Now consider the block numbered with a 3. There are only three remaining places a light could go, so they all must be lights.

More generally, if the number on a cell subtract the number of adjacent lights already known equals the number of adjacent unknown cells, they must be lights.

These rules apply recursively. If I teach the solver this rule, it can solve this much of the puzzle already:

Legend: The yellow areas indicate a cell is illuminated.

Puzzle 0 - Tactic A and B

Tactic C

Now consider the unlit, empty cell halfway up the left side.

There is only one possible place a light could go to light this cell – the bottom left.

More generally, if an unlit cell has only one unknown cell in its line-of-site. Than unknown cell must be a light.

Once we implement that rule, the final three cells are all marked as lights.

Puzzle 1 - Tactic A, B and C

Ta daaa! A solver! Exciting!

Wait… Does it solve every puzzle?

Lets try this one:

Puzzle 1 - Initial

How far do we get with Tactics A, B and C?

Puzzle 1 - Tactics A, B and C

Oh dear! Not very far at all. Time to add a new tactic.

Tactic D

This one is a little more complicated. Consider the cell in the bottom right corner. If it was a light, the light would illuminate two of the direct neighbours of the 3 cell nearby, making it impossible for the 3 cell to be satisfied.

More generally, if all but one of the remaining direct neighbours must be lights, then a “diagonal” cell sitting between two unknown cells must be empty.

This gives us this extra information:

Puzzle 1 - a few steps of Tactic D

If we then recursively apply all these tactics…

Puzzle 1 - Solved

Ta daa! We have a solver! Wait, we’ve been here before. Does it really solve every puzzle? What about this one?

Puzzle 2 - Initial

All the tactics lead to…

Puzzle 2 - Not quite solved

Nope. Not solved.

Drawing the Line

This is the point where I stop. I don’t have any more simple crank-turning rules to hand. I could brute-force it, but that is against everything I stand for.
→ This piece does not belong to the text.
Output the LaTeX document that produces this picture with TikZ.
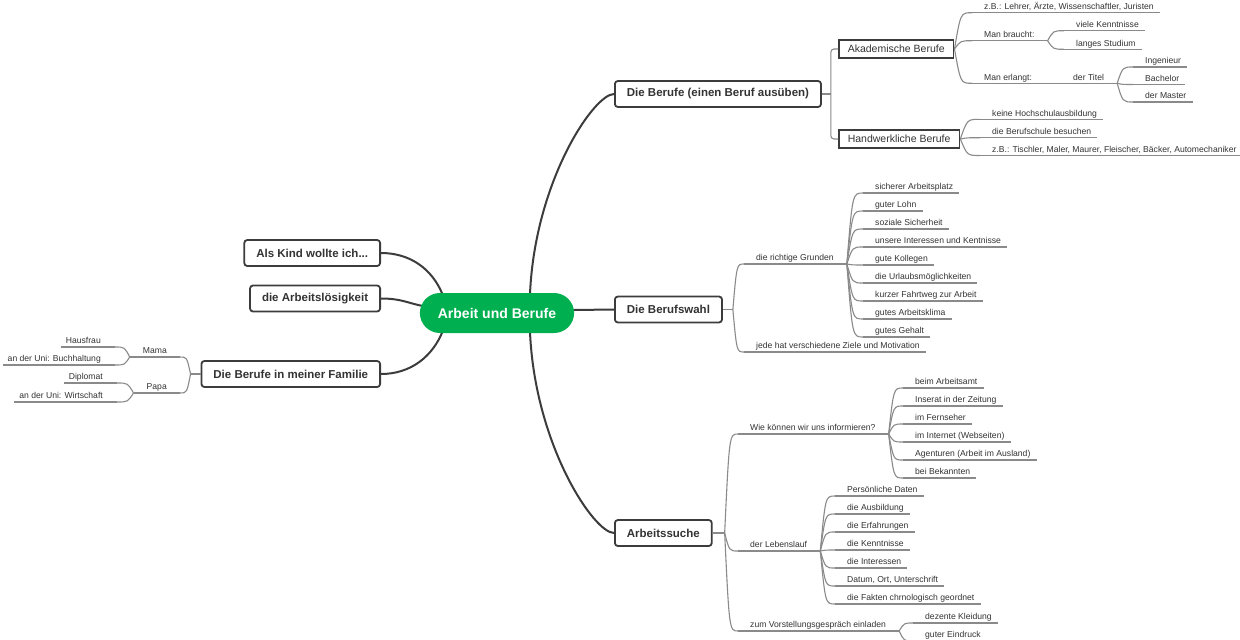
\documentclass[tikz,border=0pt]{standalone}
\usepackage{fontspec}
\setmainfont{Liberation Sans}
\usetikzlibrary{calc,backgrounds}
\definecolor{mgreen}{HTML}{00B050}
\definecolor{dline}{HTML}{3C3C3C}
\definecolor{tline}{HTML}{8A8A8A}
\definecolor{txt}{HTML}{333333}
\newcommand\mmfan[2]{\draw[sublink] let \p1=(#1), \p2=(#2) in (\p1) .. controls ({\x1+0.35*(\x2-\x1)},\y2) .. (\p2);}
\begin{document}
\begin{tikzpicture}[x=1pt,y=-1pt,
  mainlink/.style={draw=dline, line width=2pt},
  sublink/.style={draw=tline, line width=1.1pt},
  central/.style={fill=mgreen, text=white, font=\fontsize{14}{16}\selectfont\bfseries, rounded corners=20pt, minimum height=40pt, inner xsep=18pt, inner ysep=0pt},
  topicbox/.style={draw=dline, line width=1.8pt, fill=white, rounded corners=3pt, font=\fontsize{11.5}{13}\selectfont\bfseries, text=txt, minimum height=26pt, inner xsep=12pt, inner ysep=0pt},
  subbox/.style={draw=dline, line width=1.6pt, fill=white, font=\fontsize{10.5}{12}\selectfont, text=txt, minimum height=18pt, inner xsep=9pt, inner ysep=0pt},
  lfbase/.style={font=\fontsize{8.6}{10}\selectfont, text=txt, inner xsep=0pt, inner ysep=1.5pt, text height=6.5pt, text depth=1.5pt,
     append after command={(\tikzlastnode.south west) edge[sublink] (\tikzlastnode.south east)}},
  lf/.style={lfbase, anchor=south west, execute at begin node={\hspace*{12pt}}, execute at end node={\hspace*{6pt}}},
  md/.style={lfbase, anchor=south west, execute at begin node={\hspace*{12pt}}, execute at end node={\hspace*{13pt}}},
  lfl/.style={lfbase, anchor=south east, execute at begin node={\hspace*{5pt}}, execute at end node={\hspace*{14pt}}},
  mdl/.style={lfbase, anchor=south east, execute at begin node={\hspace*{13pt}}, execute at end node={\hspace*{13pt}}}
]
\useasboundingbox (0,0) rectangle (1240,640);

% main topics
\node[central] (c) at (497,313) {Arbeit und Berufe};
\node[topicbox, anchor=west] (b1) at (614,94) {Die Berufe (einen Beruf ausüben)};
\node[topicbox, anchor=west] (bw) at (614,309.5) {Die Berufswahl};
\node[topicbox, anchor=west] (as) at (614,533) {Arbeitssuche};
\node[topicbox, anchor=east] (kind) at (381,253) {Als Kind wollte ich...};
\node[topicbox, anchor=east] (alos) at (381,298.5) {die Arbeitslösigkeit};
\node[topicbox, anchor=east] (fam) at (381,374) {Die Berufe in meiner Familie};

\begin{scope}[on background layer]
\fill[white] (0,0) rectangle (1240,640);
\draw[mainlink] ($(c.north)+(33,1)$) .. controls +(5,-113) and +(-20,0) .. (b1.west);
\draw[mainlink] ($(c.south)+(33,-1)$) .. controls +(5,113) and +(-20,0) .. (as.west);
\draw[mainlink] ($(c.east)+(-2,-3)$) .. controls +(17,0) and +(-15,0) .. (bw.west);
\draw[mainlink] (kind.east) .. controls +(30,0) and +(-10,-25) .. ($(c.north west)+(23,2)$);
\draw[mainlink] (alos.east) .. controls +(20,0) and +(-15,-3) .. ($(c.west)+(3,-7)$);
\draw[mainlink] (fam.east) .. controls +(30,0) and +(-10,25) .. ($(c.south west)+(23,-2)$);
\end{scope}

% Die Berufe (einen Beruf ausueben)
\node[subbox, anchor=west] (ak) at (838,49) {Akademische Berufe};
\node[subbox, anchor=west] (hw) at (838,139) {Handwerkliche Berufe};
\draw[sublink] (b1.east) -- ++(9,0) coordinate (b1f);
\draw[sublink, rounded corners=3pt] (ak.west) -| (b1f);
\draw[sublink, rounded corners=3pt] (hw.west) -| (b1f);

\node[lf] (ak1) at (972,12.7) {z.B.: Lehrer, Ärzte, Wissenschaftler, Juristen};
\node[md] (ak2) at (972,40.7) {Man braucht:};
\node[lf] (ak21) at (1064,30.7) {viele Kenntnisse};
\node[lf] (ak22) at (1064,49.3) {langes Studium};
\node[md] (ak3) at (972,83.3) {Man erlangt:};
\node[md] (ak31) at (1061,83.3) {der Titel};
\node[lf] (t1) at (1133,67) {Ingenieur};
\node[lf] (t2) at (1133,84.5) {Bachelor};
\node[lf] (t3) at (1133,102) {der Master};
\mmfan{ak.east}{ak1.south west}
\mmfan{ak.east}{ak2.south west}
\mmfan{ak.east}{ak3.south west}
\mmfan{ak2.south east}{ak21.south west}
\mmfan{ak2.south east}{ak22.south west}
\draw[sublink] (ak3.south east) -- (ak31.south west);
\mmfan{ak31.south east}{t1.south west}
\mmfan{ak31.south east}{t2.south west}
\mmfan{ak31.south east}{t3.south west}

\node[lf] (hw1) at (980,119.3) {keine Hochschulausbildung};
\node[lf] (hw2) at (980,137.7) {die Berufschule besuchen};
\node[lf] (hw3) at (980,155.5) {z.B.: Tischler, Maler, Maurer, Fleischer, Bäcker, Automechaniker};
\mmfan{hw.east}{hw1.south west}
\mmfan{hw.east}{hw2.south west}
\mmfan{hw.east}{hw3.south west}

% Die Berufswahl
\draw[sublink] (bw.east) -- ++(10,0) coordinate (bwf);
\node[md] (g) at (744,264) {die richtige Grunden};
\node[lf] (j) at (744,352) {jede hat verschiedene Ziele und Motivation};
\mmfan{bwf}{g.south west}
\mmfan{bwf}{j.south west}
\node[lf] (g1) at (863,193) {sicherer Arbeitsplatz};
\node[lf] (g2) at (863,211) {guter Lohn};
\node[lf] (g3) at (863,229) {soziale Sicherheit};
\node[lf] (g4) at (863,247) {unsere Interessen und Kentnisse};
\node[lf] (g5) at (863,265) {gute Kollegen};
\node[lf] (g6) at (863,283) {die Urlaubsmöglichkeiten};
\node[lf] (g7) at (863,301) {kurzer Fahrtweg zur Arbeit};
\node[lf] (g8) at (863,319) {gutes Arbeitsklima};
\node[lf] (g9) at (863,337) {gutes Gehalt};
\foreach \i in {1,...,9} {\mmfan{g.south east}{g\i.south west}}

% Arbeitssuche
\draw[sublink] (as.east) -- ++(12,0) coordinate (asf);
\node[md] (w) at (738,434) {Wie können wir uns informieren?};
\node[md] (l) at (738,551) {der Lebenslauf};
\node[md] (v) at (738,631) {zum Vorstellungsgespräch einladen};
\mmfan{asf}{w.south west}
\mmfan{asf}{l.south west}
\mmfan{asf}{v.south west}
\node[lf] (w1) at (903,388) {beim Arbeitsamt};
\node[lf] (w2) at (903,406) {Inserat in der Zeitung};
\node[lf] (w3) at (903,424) {im Fernseher};
\node[lf] (w4) at (903,442) {im Internet (Webseiten)};
\node[lf] (w5) at (903,460) {Agenturen (Arbeit im Ausland)};
\node[lf] (w6) at (903,478) {bei Bekannten};
\foreach \i in {1,...,6} {\mmfan{w.south east}{w\i.south west}}
\node[lf] (l1) at (835,496) {Persönliche Daten};
\node[lf] (l2) at (835,514) {die Ausbildung};
\node[lf] (l3) at (835,532) {die Erfahrungen};
\node[lf] (l4) at (835,550) {die Kenntnisse};
\node[lf] (l5) at (835,568) {die Interessen};
\node[lf] (l6) at (835,586) {Datum, Ort, Unterschrift};
\node[lf] (l7) at (835,604) {die Fakten chrnologisch geordnet};
\foreach \i in {1,...,7} {\mmfan{l.south east}{l\i.south west}}
\node[lf] (v1) at (913,623) {dezente Kleidung};
\node[lf] (v2) at (913,641) {guter Eindruck};
\mmfan{v.south east}{v1.south west}
\mmfan{v.south east}{v2.south west}

% Familie
\draw[sublink] (fam.west) -- ++(-10,0) coordinate (famf);
\node[mdl] (mama) at (180,357) {Mama};
\node[mdl] (papa) at (180,393) {Papa};
\mmfan{famf}{mama.south east}
\mmfan{famf}{papa.south east}
\node[lfl] (h1) at (115,347) {Hausfrau};
\node[lfl] (h2) at (115,365) {an der Uni: Buchhaltung};
\node[lfl] (d1) at (117,383) {Diplomat};
\node[lfl] (d2) at (117,402) {an der Uni: Wirtschaft};
\mmfan{mama.south west}{h1.south east}
\mmfan{mama.south west}{h2.south east}
\mmfan{papa.south west}{d1.south east}
\mmfan{papa.south west}{d2.south east}
\end{tikzpicture}
\end{document}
I could look for more simple rules, but eventually I am going to fail, because Light Up turns out to be NP-complete.

So, that’s the point where I declare this code isn’t a Light Up solver, it is a Light Up helper, taking away the mundane part of the puzzle and leaving the user to solve only the hard parts.

(Just so we are clear: I am declaring this a rousing success – especially as it only took an evening to knock out, with the framework.)

Implementation Details

There was very little novel here compared to other puzzles I have discussed before.

It came in at about 400 lines, give or take, for the solver, and another 270 for the GUI.

Each cell was either a Blank Cell (to be solved), a Blank Block or a Numbered Block.

Numbered Blocks were configured with all 8 of their immediate neighbours. Each numbered block was responsible for implementing tactics A, B and D.

Blank Cells were configured with an (unordered) set of all of the other blank cells in their line-of-site. Each Blank Cell was responsible for implementing Tactic C. If it was marked as a light, it was also responsible for informing all of its line-of-site neighbours that they were empty.

Part of the elegance of the implementations of other puzzles is that each cell was responsible for figuring out its own constraints, by inspecting its neighbours. Unfortunately, this implementation wasn’t as elegant. Each of the tactics resulted in a conclusion being formed, not about the cell implementing it, but about one of its neighbours. e.g. when a Numbered Block applied Tactic A, it did not change its own state, but changed the state (via a method call) on the blank cells near it.

One minor novelty is that I added toggles to turn one or off particular tactics, so I could illustrate progress more clearly, and a screen-shot function.

Conclusion

Another success for the Puzzle Solving Framework, but not a terribly exciting one.